Market Response and Rate Cut Speculation

Spot gold edged up 0.1% to $2,388.84 an ounce, while gold futures for June delivery remained steady at $2,393.50 an ounce. The market sentiment was influenced by growing bets on the Federal Reserve's decision to implement rate cuts as early as September. These expectations were reinforced by a decline in the dollar, which in turn supported the broader metal prices.

 

Impact of Economic Indicators

Gold prices surged by over 1% following the release of U.S. consumer price index (CPI) data for April, which indicated a decrease compared to March. Additionally, softer-than-expected retail sales data contributed to the optimism that inflationary pressures may ease in the near future.
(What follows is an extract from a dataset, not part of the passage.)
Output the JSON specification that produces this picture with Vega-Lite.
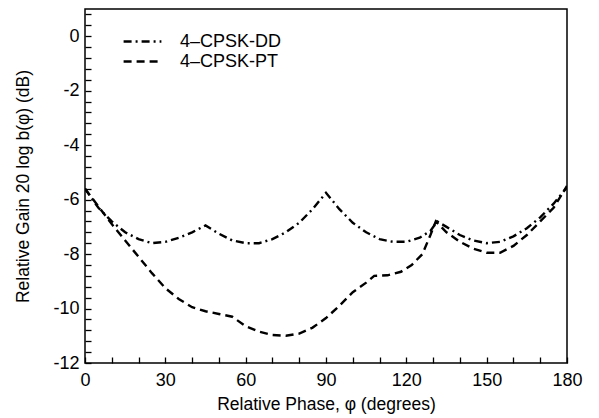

The CME Fedwatch tool reflected an increased probability of a 25 basis point rate cut in September, reaching nearly 54%.

 

Considerations for Gold Investment:

The opportunity cost of investing in gold and other precious metals tends to rise with higher interest rates due to their lack of direct yield. Moreover, gold may attract increased safe-haven demand if the U.S. economy experiences further cooling throughout the year. However, caution is warranted as several Fed officials have emphasized the need for greater confidence in inflation reduction, which remains above the Fed's 2% annual target.

 

Upsurge in Precious and Industrial Metals

In addition to gold, other precious metals also experienced gains. Platinum futures rose by 0.5% to $1,081.90 an ounce, while silver futures increased by 0.2% to $29.797 an ounce.

 

Optimism in Industrial Metals, Specifically Copper

Industrial metals, particularly copper, witnessed upward momentum on Thursday, maintaining over two-year highs. This optimism is driven by ongoing expectations of fiscal stimulus in China and supportive measures for the property market. Three-month copper futures on the London Metal Exchange climbed by 1% to $10,375.0 a ton, with one-month copper futures rising by 1.4% to $4.9915 a pound. Anticipation is now focused on Chinese industrial production and retail sales data, scheduled for release on Friday, which could provide further insights into the global copper market dynamics.